Ban Ki-moon fala de crimes de guerra após ataques a hospitais em Alepo
França anuncia resolução a ser votada no Conselho de Segurança. EUA ameaçam suspensão da cooperação com a Rússia, aliada do regime sírio.
Dois ataques a hospitais de Alepo levaram o secretário-geral da ONU, Ban Ki-moon, a falar em “crimes de guerra” na Síria. “É pior do que um matadouro”, disse o responsável numa reunião do Conselho de Segurança. “Os que usam armas com poder cada vez mais destrutivo sabem exactamente o que fazem: cometem crimes de guerra”, afirmou.
Lembrando que o direito internacional obriga à protecção do pessoal e instalações médicas durante os conflitos, Ban Ki-moon disse ainda que há “uma guerra contra os trabalhadores de saúde na Síria”. “Ataques deliberados contra hospitais são crimes de guerra”, repetiu, segundo a agência francesa AFP.
Os ataques ocorrem no Leste da cidade, controlado pelos rebeldes e sujeito a certo pelas forças do regime de Bashar al-Assad.
Neste momento, restam seis unidades hospitalares para cerca de 250 mil pessoas. Adham Sahloul, da Sociedade Médica Sírio-Americana, que gere estes hospitais, diz não ter dúvidas de que os ataques foram “deliberados”.
Num dos locais, três funcionários, entre eles o condutor de uma ambulância e uma enfermeira, ficaram feridos. Noutro, um gerador ficou completamente destruído.

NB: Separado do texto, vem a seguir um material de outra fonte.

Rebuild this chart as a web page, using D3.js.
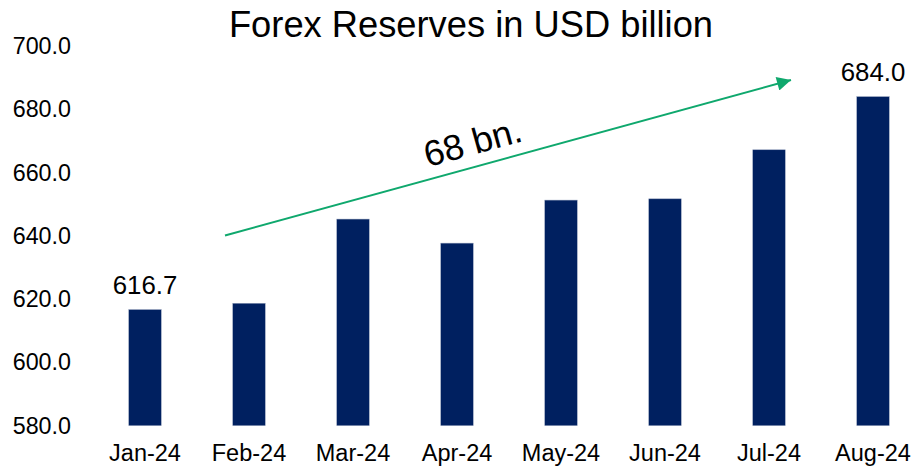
<!DOCTYPE html>
<html>
<head>
<meta charset="utf-8">
<script src="https://cdn.jsdelivr.net/npm/d3@7"></script>
<style>
  html, body { margin: 0; padding: 0; background: #fff; }
  svg { display: block; font-family: "Liberation Sans", Arial, Helvetica, sans-serif; }
</style>
</head>
<body>
<svg id="chart" width="914" height="466"></svg>
<script>
// Monthly forex reserves, USD billion
const months = ["Jan-24", "Feb-24", "Mar-24", "Apr-24", "May-24", "Jun-24", "Jul-24", "Aug-24"];
const reserves = [616.7, 618.7, 645.3, 637.7, 651.3, 651.7, 667.2, 684.0];
const yTicks = [580, 600, 620, 640, 660, 680, 700];
const labelledMonths = ["Jan-24", "Aug-24"];
const title = "Forex Reserves in USD billion";
const growthNote = "68 bn.";

const svg = d3.select("#chart");

const x = d3.scaleBand()
  .domain(months)
  .range([93, 925])
  .paddingInner(0.6875)
  .paddingOuter(0.34375);

const y = d3.scaleLinear()
  .domain([580, 700])
  .range([425.7, 46]);

const navy = "#002060";
const green = "#0fa86d";

// Title
svg.append("text")
  .attr("x", 471)
  .attr("y", 37)
  .attr("text-anchor", "middle")
  .attr("font-size", 36.3)
  .attr("fill", "#000")
  .text(title);

// Y axis (labels only)
const yAxis = d3.axisLeft(y)
  .tickValues(yTicks)
  .tickFormat(d3.format(".1f"))
  .tickSize(0)
  .tickPadding(0);
const gy = svg.append("g")
  .attr("transform", "translate(71,0)")
  .call(yAxis);
gy.select(".domain").remove();
gy.selectAll("text")
  .attr("font-size", 23.3)
  .attr("font-family", "Liberation Sans, Arial, sans-serif")
  .attr("fill", "#000");

// X axis (labels only)
const xAxis = d3.axisBottom(x).tickSize(0).tickPadding(0);
const gx = svg.append("g")
  .attr("transform", "translate(0,444.5)")
  .call(xAxis);
gx.select(".domain").remove();
gx.selectAll("text")
  .attr("font-size", 23.5)
  .attr("font-family", "Liberation Sans, Arial, sans-serif")
  .attr("fill", "#000")
  .attr("dy", "0.72em");

// Bars
const rows = months.map((m, i) => ({ m, v: reserves[i] }));
svg.append("g")
  .selectAll("rect")
  .data(rows)
  .join("rect")
  .attr("x", d => x(d.m))
  .attr("width", x.bandwidth())
  .attr("y", d => y(d.v))
  .attr("height", d => y(580) - y(d.v))
  .attr("fill", navy)
  .attr("stroke", "#9aa6c0")
  .attr("stroke-width", 0.5);

// Value labels on first and last bars
svg.append("g")
  .selectAll("text")
  .data(rows.filter(d => labelledMonths.includes(d.m)))
  .join("text")
  .attr("x", d => x(d.m) + x.bandwidth() / 2)
  .attr("y", d => y(d.v) - 16)
  .attr("text-anchor", "middle")
  .attr("font-size", 25.8)
  .attr("fill", "#000")
  .text(d => d.v.toFixed(1));

// Growth arrow
const defs = svg.append("defs");
defs.append("marker")
  .attr("id", "arrowhead")
  .attr("viewBox", "0 0 10 10")
  .attr("refX", 10)
  .attr("refY", 5)
  .attr("markerUnits", "userSpaceOnUse")
  .attr("markerWidth", 18)
  .attr("markerHeight", 14)
  .attr("orient", "auto")
  .append("path")
  .attr("d", "M0,0 L10,5 L0,10 Z")
  .attr("fill", green);

const arrowStart = [225, 235.5], arrowEnd = [791, 80];
svg.append("line")
  .attr("x1", arrowStart[0]).attr("y1", arrowStart[1])
  .attr("x2", arrowEnd[0]).attr("y2", arrowEnd[1])
  .attr("stroke", green)
  .attr("stroke-width", 2)
  .attr("marker-end", "url(#arrowhead)");

const angle = Math.atan2(arrowEnd[1] - arrowStart[1], arrowEnd[0] - arrowStart[0]) * 180 / Math.PI;
svg.append("text")
  .attr("transform", `translate(476,154) rotate(${angle})`)
  .attr("text-anchor", "middle")
  .attr("font-size", 36)
  .attr("fill", "#000")
  .text(growthNote);
</script>
</body>
</html>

Se houver nova ofensiva sobre os estabelecimentos, isto significará “uma sentença de morte para centenas de pessoas”, declarou Sahloul.
Um médico que estava num dos hospitais na altura do ataque contou à AFP que todos estão “aterrorizados”. “Temos medo de ser as novas vítimas de hoje”, declarou.
A organização não-governamental norte-americana Médicos pelos Direitos Humanos contabilizou, de Março de 2011 ao final de Junho de 2016, um total de 382 ataques contra instalações médicas no país, dos quais 90% atribuídos ao regime. Nestes ataques morreram 757 profissionais de saúde.
A suspensão de actividades destes dois hospitais, com unidades para trauma e cirurgia, é um duro golpe numa cidade em que os cuidados médicos são muito afectados pela falta de material e medicamentos devido ao cerco, e em que ambulâncias têm sido destruídas por bombardeamentos.
Já antes do ataque aos hospitais, a Organização Mundial de Saúde e a Cruz Vermelha tinham apelado a um corredor humanitário para permitir que doentes e feridos recebessem assistência médica ou hospitalar. A OMS alertou para o perigo de as instalações hospitalares estarem à beira da “ruptura total”.
Rússia responsabilizada
A nível diplomático, França indicou que quer forçar um veto russo na ONU. O ministro francês dos Negócios Estrangeiros, Jean-Marc Ayrault, anunciou que Paris está a propor ao Conselho de Segurança uma resolução para um cessar-fogo em Alepo. “Esta resolução deixará todos a enfrentar as suas responsabilidades. Os que não a apoiarem arriscam-se a serem responsáveis em crimes de guerra.”
Na última reunião, marcada de emergência, o embaixador francês na ONU acusou directamente o regime sírio e a sua aliada Rússia de crimes de guerra pelos últimos ataques em Alepo em que foram usadas armas incendiárias, provocando um grande número de vítimas civis na parte da cidade controlada pelos rebeldes, sujeita a cerco, onde não há água potável e tudo escasseia. François Delattre fez mesmo uma comparação entre o que poderia ser Alepo na guerra da Síria: Sarajevo na guerra na Bósnia ou Guernica durante a guerra civil de Espanha.
Antes da reunião do Conselho de Segurança, o Departamento de Estado dos EUA anunciou que, numa conversa telefónica, o secretário de Estado John Kerry informou o seu homólogo russo, Sergei Lavrov, que os norte-americanos se preparam para suspender a sua cooperação bilateral com a Rússia na Síria.
Kerry acrescentou que os EUA consideravam a Rússia directamente responsável pela “grave escalada” no terreno, “com poderosas bombas incendiárias usadas em zonas residenciais”, que “expõe os civis a um grande risco”.
No mesmo dia, a Human Rights Watch acusou o regime sírio de usar, mais uma vez, armas químicas em ataques. A organização de defesa de direitos humanos com sede em Nova Iorque diz que há “fortes indícios” de que a 10 de Agosto e a 6 de Setembro o regime voltou a usar químicos tóxicos em ataques – sintomas relatados pelas vítimas, relatos do pessoal médico que as assiste, e ainda imagens dos restos das bombas, incluindo vários cilindros de gás, indicam o uso de cloro.